## Work to complete
Write out the material exactly, without any of its pictures.

## START Material

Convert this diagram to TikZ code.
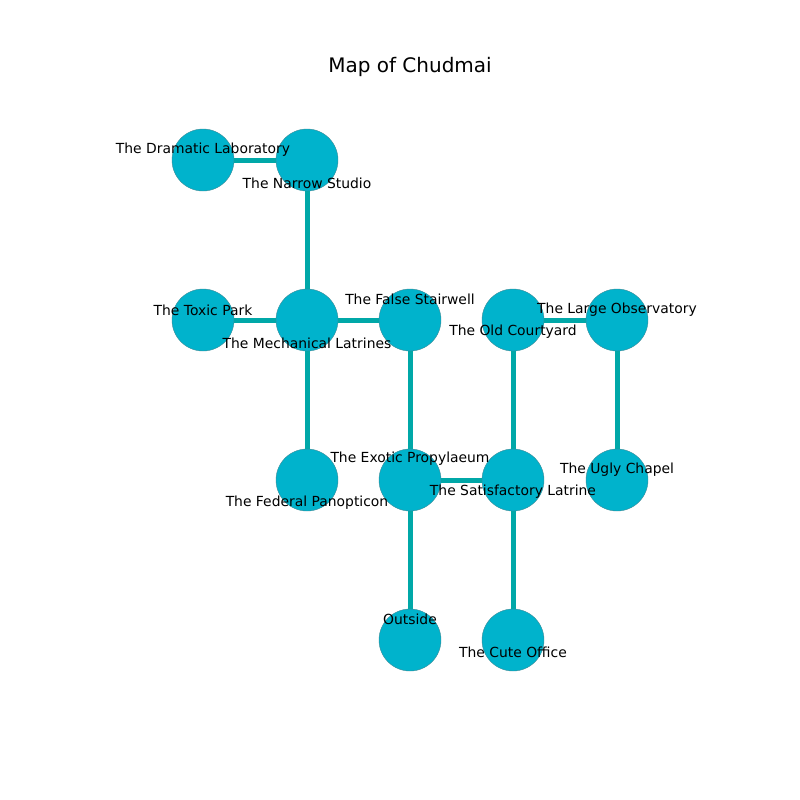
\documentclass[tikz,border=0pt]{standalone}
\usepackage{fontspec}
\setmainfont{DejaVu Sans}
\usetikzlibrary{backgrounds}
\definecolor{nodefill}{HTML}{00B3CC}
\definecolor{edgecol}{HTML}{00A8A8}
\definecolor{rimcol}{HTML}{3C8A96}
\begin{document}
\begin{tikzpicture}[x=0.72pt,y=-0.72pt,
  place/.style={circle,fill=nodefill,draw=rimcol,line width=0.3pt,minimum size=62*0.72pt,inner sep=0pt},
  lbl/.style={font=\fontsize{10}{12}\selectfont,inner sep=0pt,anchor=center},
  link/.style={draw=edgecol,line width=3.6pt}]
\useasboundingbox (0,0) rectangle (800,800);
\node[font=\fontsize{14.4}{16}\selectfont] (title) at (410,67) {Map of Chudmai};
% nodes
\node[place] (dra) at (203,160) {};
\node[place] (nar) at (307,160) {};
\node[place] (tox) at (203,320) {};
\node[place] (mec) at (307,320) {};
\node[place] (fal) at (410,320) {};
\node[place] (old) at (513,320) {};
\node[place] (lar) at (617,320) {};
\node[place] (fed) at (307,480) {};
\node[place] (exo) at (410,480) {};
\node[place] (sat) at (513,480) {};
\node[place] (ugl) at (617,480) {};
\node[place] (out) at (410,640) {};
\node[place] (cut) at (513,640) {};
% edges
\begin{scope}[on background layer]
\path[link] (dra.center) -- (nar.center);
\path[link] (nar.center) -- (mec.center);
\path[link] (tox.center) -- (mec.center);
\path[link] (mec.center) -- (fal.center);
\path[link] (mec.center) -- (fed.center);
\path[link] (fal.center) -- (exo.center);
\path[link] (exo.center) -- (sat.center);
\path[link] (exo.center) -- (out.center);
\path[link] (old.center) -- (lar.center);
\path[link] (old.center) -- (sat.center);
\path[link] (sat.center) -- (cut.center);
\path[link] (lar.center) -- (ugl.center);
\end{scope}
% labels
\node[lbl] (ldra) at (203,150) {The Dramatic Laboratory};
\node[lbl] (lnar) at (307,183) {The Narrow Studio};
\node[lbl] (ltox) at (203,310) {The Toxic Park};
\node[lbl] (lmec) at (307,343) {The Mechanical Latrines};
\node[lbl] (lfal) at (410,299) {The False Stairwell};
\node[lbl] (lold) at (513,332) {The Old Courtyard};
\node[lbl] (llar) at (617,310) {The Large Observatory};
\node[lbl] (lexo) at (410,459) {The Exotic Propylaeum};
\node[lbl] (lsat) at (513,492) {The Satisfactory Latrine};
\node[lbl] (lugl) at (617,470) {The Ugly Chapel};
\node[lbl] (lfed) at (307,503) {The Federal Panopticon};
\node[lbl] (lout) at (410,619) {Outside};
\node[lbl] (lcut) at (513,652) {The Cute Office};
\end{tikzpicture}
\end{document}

## END Material

## Reply
Convert this diagram to TikZ code.
\documentclass[tikz,border=0pt]{standalone}
\usepackage{fontspec}
\setmainfont{DejaVu Sans}
\usetikzlibrary{backgrounds}
\definecolor{nodefill}{HTML}{00B3CC}
\definecolor{edgecol}{HTML}{00A8A8}
\definecolor{rimcol}{HTML}{3C8A96}
\begin{document}
\begin{tikzpicture}[x=0.72pt,y=-0.72pt,
  place/.style={circle,fill=nodefill,draw=rimcol,line width=0.3pt,minimum size=62*0.72pt,inner sep=0pt},
  lbl/.style={font=\fontsize{10}{12}\selectfont,inner sep=0pt,anchor=center},
  link/.style={draw=edgecol,line width=3.6pt}]
\useasboundingbox (0,0) rectangle (800,800);
\node[font=\fontsize{14.4}{16}\selectfont] (title) at (410,67) {Map of Chudmai};
% nodes
\node[place] (dra) at (203,160) {};
\node[place] (nar) at (307,160) {};
\node[place] (tox) at (203,320) {};
\node[place] (mec) at (307,320) {};
\node[place] (fal) at (410,320) {};
\node[place] (old) at (513,320) {};
\node[place] (lar) at (617,320) {};
\node[place] (fed) at (307,480) {};
\node[place] (exo) at (410,480) {};
\node[place] (sat) at (513,480) {};
\node[place] (ugl) at (617,480) {};
\node[place] (out) at (410,640) {};
\node[place] (cut) at (513,640) {};
% edges
\begin{scope}[on background layer]
\path[link] (dra.center) -- (nar.center);
\path[link] (nar.center) -- (mec.center);
\path[link] (tox.center) -- (mec.center);
\path[link] (mec.center) -- (fal.center);
\path[link] (mec.center) -- (fed.center);
\path[link] (fal.center) -- (exo.center);
\path[link] (exo.center) -- (sat.center);
\path[link] (exo.center) -- (out.center);
\path[link] (old.center) -- (lar.center);
\path[link] (old.center) -- (sat.center);
\path[link] (sat.center) -- (cut.center);
\path[link] (lar.center) -- (ugl.center);
\end{scope}
% labels
\node[lbl] (ldra) at (203,150) {The Dramatic Laboratory};
\node[lbl] (lnar) at (307,183) {The Narrow Studio};
\node[lbl] (ltox) at (203,310) {The Toxic Park};
\node[lbl] (lmec) at (307,343) {The Mechanical Latrines};
\node[lbl] (lfal) at (410,299) {The False Stairwell};
\node[lbl] (lold) at (513,332) {The Old Courtyard};
\node[lbl] (llar) at (617,310) {The Large Observatory};
\node[lbl] (lexo) at (410,459) {The Exotic Propylaeum};
\node[lbl] (lsat) at (513,492) {The Satisfactory Latrine};
\node[lbl] (lugl) at (617,470) {The Ugly Chapel};
\node[lbl] (lfed) at (307,503) {The Federal Panopticon};
\node[lbl] (lout) at (410,619) {Outside};
\node[lbl] (lcut) at (513,652) {The Cute Office};
\end{tikzpicture}
\end{document}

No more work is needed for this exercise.